The Authority Model

What is it?

The authority model helps understanding of necessary considerations whenever and wherever decisions are taken. This makes it an example of how to reliably decentralise decision making. Organisations and teams make better, quicker decisions when all the authorities are included, and in balance. It’s a fractal model, applicable to individuals as much as to enterprises, meaning each of the authorities could be represented by a single individual, a team, or entire departments.

It underpins most scaling frameworks, and is common in Service-based Organisations, in product thinking, and in Corporate Rebels type ‘progressive’ organisations. It is an agnostic way to scale decision making, that doesn’t need a complicated framework. By ensuring the three authorities are represented at each level, organisations can grow and develop their own ways of working without importing a mountain of process that might not suit it.

It describes three ‘Authorities’:

The Product authority - build the right thing. The product authority is eternally concerned with Value – however it’s defined in each particular context. It considers customers and users, having a deep understanding of them and their needs. This authority facilitates the conversation with competing stakeholders, synthesises and combines this into a single demand, and makes scope and priority decisions to maximise value.

The Technical authority - build the thing right. If the product authority occupies the problem space, the technical authority occupies the solution space. Ensuring the work done, or the thing that’s built is technically feasible, and is of suitable quality. This includes everything relevant in the context, such as security, Non-Functional requirements, professional standards and supportability. They will maximise value through innovation, focus and simplicity.

The Practice authority - build it fast and efficiently. Often the authority least easy to map to existing organisational functions, the practice authority considers and creates the environment in which the thing is built. Is it sustainable, efficient and repeatable. Is there consideration to continuous improvement in both the product, and the ways of working? Are impediments being systematically identified and removed, and are the other functions able to focus on their outcomes. The practice authority is the servant leader for the others.
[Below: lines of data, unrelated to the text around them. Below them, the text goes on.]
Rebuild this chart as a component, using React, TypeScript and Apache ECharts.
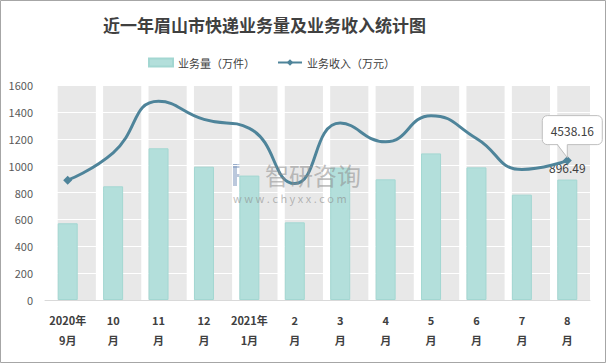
import React, { useEffect, useRef } from "react";
import * as echarts from "echarts";

const categories = [
  "2020年\n9月", "10\n月", "11\n月", "12\n月", "2021年\n1月", "2\n月",
  "3\n月", "4\n月", "5\n月", "6\n月", "7\n月", "8\n月",
];
const volume = [571, 846, 1129, 992, 926, 578, 985, 898, 1091, 987, 784, 896.49];
const income = [3900, 4790, 6470, 5880, 5590, 3790, 5760, 5150, 6000, 5260, 4250, 4538.16];
const bandValue = 1600;
const gridValues = [200, 400, 600, 800, 1000, 1200, 1400, 1600];
const legendNames = ["业务量（万件）", "业务收入（万元）"];
const titleText = "近一年眉山市快递业务量及业务收入统计图";

const FONT = "'Noto Sans CJK SC', 'Noto Sans', sans-serif";

export default function App() {
  const ref = useRef<HTMLDivElement>(null);
  useEffect(() => {
    const chart = echarts.init(ref.current as HTMLDivElement, null, { renderer: "svg" });
    const last = volume.length - 1;
    chart.setOption({
      animation: false,
      backgroundColor: "#ffffff",
      textStyle: { fontFamily: FONT },
      title: {
        text: titleText,
        left: 98,
        top: 11,
        textStyle: { fontSize: 17, fontWeight: "bold", color: "#404040", fontFamily: FONT },
      },
      legend: {
        data: [
          { name: legendNames[0], icon: "rect" },
          { name: legendNames[1] },
        ],
        left: 143,
        top: 52,
        itemWidth: 24,
        itemHeight: 8,
        itemGap: 22,
        textStyle: { fontSize: 11, color: "#404040", fontFamily: FONT },
      },
      grid: { left: 45, right: 16, top: 85, bottom: 64 },
      xAxis: {
        type: "category",
        data: categories,
        axisLine: { lineStyle: { color: "#d9d9d9" } },
        axisTick: { length: 5, lineStyle: { color: "#d9d9d9" } },
        axisLabel: {
          margin: 10,
          fontSize: 11,
          fontWeight: "bold",
          color: "#404040",
          lineHeight: 20,
          interval: 0,
          fontFamily: FONT,
        },
      },
      yAxis: [
        {
          type: "value",
          min: 0,
          max: 1600,
          interval: 200,
          axisLine: { show: false },
          axisTick: { show: false },
          splitLine: { show: false },
          axisLabel: {
            fontSize: 11,
            color: "#595959",
            margin: 12,
            fontFamily: FONT,
            formatter: (v: number) => String(v),
          },
        },
        {
          type: "value",
          min: 0,
          max: 7000,
          show: false,
          splitLine: { show: false },
        },
      ],
      series: [
        {
          type: "bar",
          name: "band",
          data: categories.map(() => bandValue),
          barWidth: "84%",
          itemStyle: { color: "#e8e8e8" },
          silent: true,
          z: 1,
          markLine: {
            silent: true,
            symbol: ["none", "none"],
            label: { show: false },
            lineStyle: { color: "#ffffff", width: 1, type: "solid" },
            data: gridValues.map((v) => ({ yAxis: v })),
            z: 2,
          },
        },
        {
          type: "bar",
          name: legendNames[0],
          data: volume.map((v, i) =>
            i === last
              ? {
                  value: v,
                  label: {
                    show: true,
                    position: "top",
                    distance: 6,
                    fontSize: 12,
                    color: "#404040",
                    fontFamily: FONT,
                  },
                }
              : v
          ),
          barWidth: 20,
          barGap: "-100%",
          itemStyle: { color: "#b3dfdb", borderColor: "#a3d7d2", borderWidth: 1 },
          z: 10,
        },
        {
          type: "line",
          name: legendNames[1],
          yAxisIndex: 1,
          smooth: 0.5,
          symbol: "diamond",
          symbolSize: 9,
          data: income.map((v, i) =>
            i === 0 || i === last ? { value: v } : { value: v, symbol: "none" }
          ),
          lineStyle: { color: "#4e849a", width: 3 },
          itemStyle: { color: "#4e849a" },
          z: 12,
        },
      ],
    });

    const [px, py] = chart.convertToPixel({ seriesIndex: 2 }, [last, income[last]]) as number[];
    const boxBottom = py - 16;
    const logoA = "rgba(120,145,185,0.5)";
    const logoB = "rgba(90,170,210,0.55)";
    chart.setOption({
      graphic: [
        {
          type: "rect",
          z: 100,
          shape: { x: 0.5, y: 0.5, width: 605, height: 362 },
          style: { fill: "none", stroke: "#a6a6a6", lineWidth: 1 },
          silent: true,
        },
        {
          type: "group",
          z: 60,
          silent: true,
          children: [
            { type: "rect", shape: { x: 233, y: 164, width: 17, height: 4 }, style: { fill: logoA } },
            { type: "rect", shape: { x: 233, y: 164, width: 4, height: 22 }, style: { fill: logoA } },
            { type: "rect", shape: { x: 246, y: 164, width: 4, height: 13 }, style: { fill: logoA } },
            { type: "rect", shape: { x: 237, y: 174, width: 10, height: 3 }, style: { fill: logoA } },
            { type: "rect", shape: { x: 253, y: 164, width: 5, height: 4 }, style: { fill: logoB } },
            { type: "rect", shape: { x: 253, y: 170, width: 5, height: 16 }, style: { fill: logoB } },
            { type: "rect", shape: { x: 240, y: 181, width: 11, height: 5 }, style: { fill: logoB } },
          ],
        },
        {
          type: "text",
          z: 60,
          silent: true,
          x: 265,
          y: 174,
          style: {
            text: "智研咨询",
            font: `24px ${FONT}`,
            fill: "rgba(140,140,140,0.55)",
            textVerticalAlign: "middle",
          },
        },
        {
          type: "text",
          z: 60,
          silent: true,
          x: 233,
          y: 198,
          style: {
            text: "w w w . c h y x x . c o m",
            font: `11px ${FONT}`,
            fill: "rgba(140,140,140,0.6)",
            textVerticalAlign: "middle",
          },
        },
        {
          type: "rect",
          z: 100,
          shape: { x: px - 25, y: py - 45, width: 60, height: 29, r: 5 },
          style: { fill: "#ffffff", stroke: "#bfbfbf", lineWidth: 1 },
        },
        {
          type: "polygon",
          z: 101,
          shape: { points: [[px - 10, boxBottom - 1], [px, boxBottom - 1], [px, py - 3]] },
          style: { fill: "#ffffff" },
        },
        {
          type: "polyline",
          z: 102,
          shape: { points: [[px - 10, boxBottom], [px, py - 3], [px, boxBottom]] },
          style: { stroke: "#bfbfbf", lineWidth: 1, fill: "none" },
        },
        {
          type: "text",
          z: 103,
          x: px + 5,
          y: py - 30.5,
          style: {
            text: String(income[last]),
            font: `12px ${FONT}`,
            fill: "#404040",
            textAlign: "center",
            textVerticalAlign: "middle",
          },
        },
      ],
    });
    return () => chart.dispose();
  }, []);

  return (
    <div
      ref={ref}
      style={{ position: "absolute", left: 0, top: 0, width: 606, height: 364 }}
    />
  );
}
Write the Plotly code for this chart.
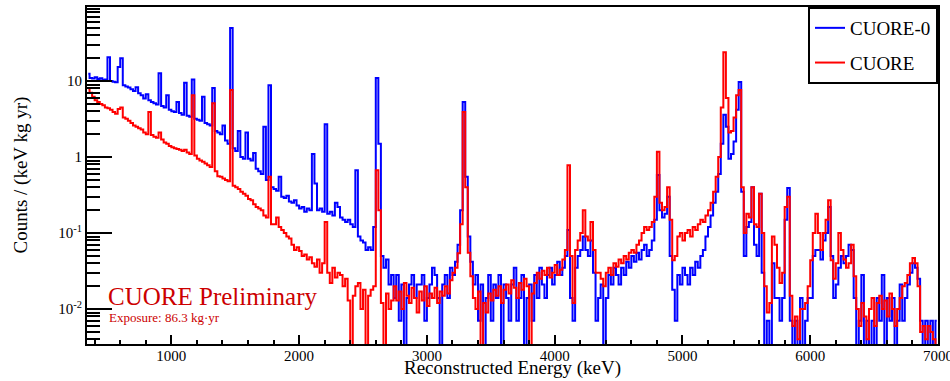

The overlaps in the diagram show that these are not stand-alone, siloed functions - everyone and every function has some responsibility for each. This is what is really meant by the oft-overused term ‘cross functional teams’. While there will often be a ‘lead’ in each authority, it’s a whole team commitment. Any nominated leads are simply representatives for the authority, rather than holding the authority themselves. Each area bears some responsibility for the success of each of the others.

In addition to this, each of these authorities should be in a constructive tension. It’s only when there’s a balanced consideration of all the authorities do you get consistently good decisions and hence products.

What is it useful for?

The model provides a framework for good decision making, and aids the rigour, transparency, and speed of these decisions. Good products and services are based on balanced decisions that consider all aspects of the authority model, bad ones result from instances where one or more authorities eclipse the others.

For example, a common anti-pattern is seen when the representative of the Product Authority is synonymous with the boss - either a higher grade, or with some line management responsibility for the other authorities. In this case, there is a danger that the thing built is indeed exactly what the user wanted, and ought to address their need perfectly, except it doesn’t work properly, is of poor quality, and was rushed to partial completion following an unsustainable effort by the team.

Or another example is that of the all-powerful technical authority with the ‘compliance’ red card. In which case a product of quite exemplary quality is finally released, only to find it’s not really what anybody wanted and the market’s moved on anyway.

Examples where this works well abound in progressive organisations. User-focussed design and product thinking practitioners from the ‘problem space’, working hand in hand with engineers or technical experts identifying the right fit in the ‘solution space’, all facilitated and enabled by delivery leads who encourage sustainability, continuous improvement and rigour. Collaborative teams of this nature produce enough value, at an appropriate quality, in an enduring fashion.

Example implementations

Perhaps the most immediately obvious implementation of this model is within a scrum team. Here we have a Product Owner representing the Product Authority, a Scrum Master representing the Practice Authority, and the Development Team representing the Technical Authority.

Scaling mechanisms such as SAFe often then extend this model, for example in a SAFe Agile Release Train of several Scrum Teams, we have Product Management, a Release Train Engineer, and a System Architect each representing the authorities.

When you’re familiar with this model, you start to see it implemented everywhere. A Service might be thought to consist of a Product Management team, a Service Support Office (SSO) and the teams delivering the Service itself, each representing Product, Practice and Technical respectively:

But then the SSO itself would have representative of each:

And the teams collectively representing the Tech Authority would also themselves have representation of each:

So what?

As a leader at any level, this can help unlock organisational inertia by reducing decision latency. With this model as a framework for decision making, you can make better decisions, and better decentralise and empower your teams in the same way. Leaders don’t need to provide all the answers, or to come up with all the solutions. And teams don’t need to wait for decisions or approval to do amazing things. Leaders can set the vision and intent, and teams can get on with finding, building and running the solutions.